Why Engineering Firms Keep Adding Software Without Improving Operations
Engineering firms across Long Island, New York continue investing in new IT solutions to improve project delivery, collaboration, and operational efficiency. Every software purchase addresses a real business need. Over time, those individual decisions create a technology environment that requires more coordination than the work itself.
Most firms don't wake up one day with 150 software applications.
They arrive there one purchase at a time.
A client requests a new collaboration platform.
A project manager needs better scheduling.
Accounting upgrades financial reporting.
The field team adopts a mobile application.
Design teams move to a new version of Autodesk software.
Each decision makes sense on its own.
The accumulation creates a different operational challenge.
More Software Creates More Systems to Coordinate
Technology has become essential to engineering operations. Design, project management, finance, document control, communication, and resource planning all depend on specialized applications.
The challenge begins when those systems evolve independently.
Each platform stores its own data.
Each application defines projects differently.
Each dashboard reports different numbers.
Every leadership meeting begins with the same question.
"Which report should we use?"
Instead of supporting decisions, technology becomes another layer that requires management.
The Integration Gap
Most engineering firms focus on selecting the best software for each department.
Very few focus on how those systems exchange information.
That distinction matters.
Your project management software knows project schedules.
Your ERP knows profitability.
Your document management system knows deliverables.
Your CRM knows client activity.
None of them understand the complete operational picture without someone connecting the information.
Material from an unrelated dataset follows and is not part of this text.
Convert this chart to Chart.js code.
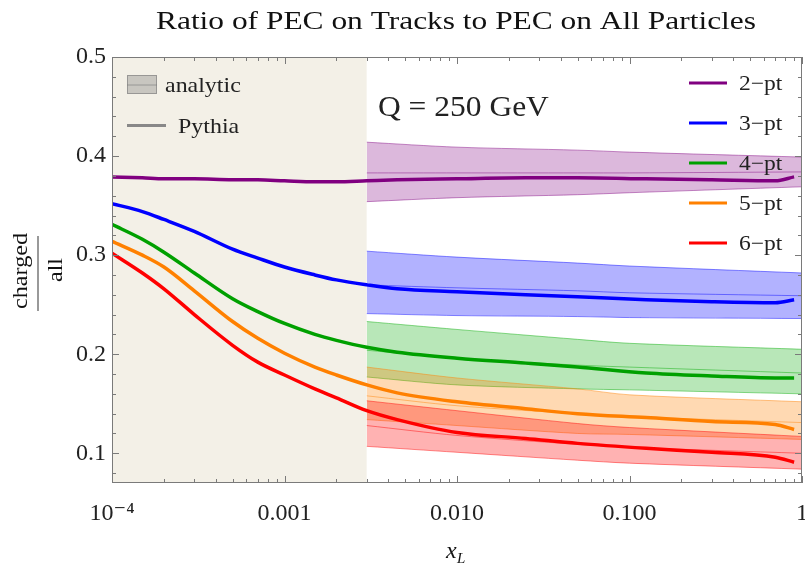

Leadership becomes responsible for stitching together answers from multiple systems before making a decision.
Technology should reduce coordination work.
Disconnected systems increase it.
The Hidden Cost Is Operational Time
Software costs appear on a monthly invoice.
Coordination costs appear throughout the workday.
Project managers spend time confirming resource availability.
Principals compare reports before approving new work.
Finance reconciles information between systems.
Operations validates project status before client meetings.
None of these activities directly improve project delivery.
They simply compensate for disconnected information.
The cost is measured in delayed decisions, slower execution, and leadership attention that could have been invested elsewhere.
Signs Your Technology Environment Needs Attention
Many engineering firms experience the same operational patterns:
Teams maintain multiple spreadsheets alongside core business systems.
Different departments report different project numbers.
Leadership requests additional reports before making routine decisions.
Employees manually transfer information between applications.
Meetings focus on validating data before discussing strategy.
These are technology coordination issues.
They indicate that information is traveling through people instead of through systems.
Improving Operations Starts With the Workflow
The next software purchase rarely solves a coordination problem.
Operational improvement begins by examining how information moves across the firm.
Ask a few simple questions:
Where does project information originate?
Which system owns financial data?
Who updates information more than once?
Which reports require manual reconciliation?
Which decisions consistently require data from multiple applications?
The answers reveal where operational friction exists.
Technology should support established workflows instead of creating additional ones.
Engineering Firms Need Connected Operations
Engineering firms succeed because projects move efficiently from proposal to design, construction, and closeout.
Technology should support that progression.
When systems share information consistently, leaders spend less time validating reports and more time serving clients, supporting project teams, and growing the business.
Operational efficiency does not come from adding another application.
It comes from creating an environment where technology works together, information is trusted, and every team works from the same operational picture.
The firms that make faster decisions are not using more software.
They are using connected systems that allow technology to support the business instead of requiring the business to support the technology.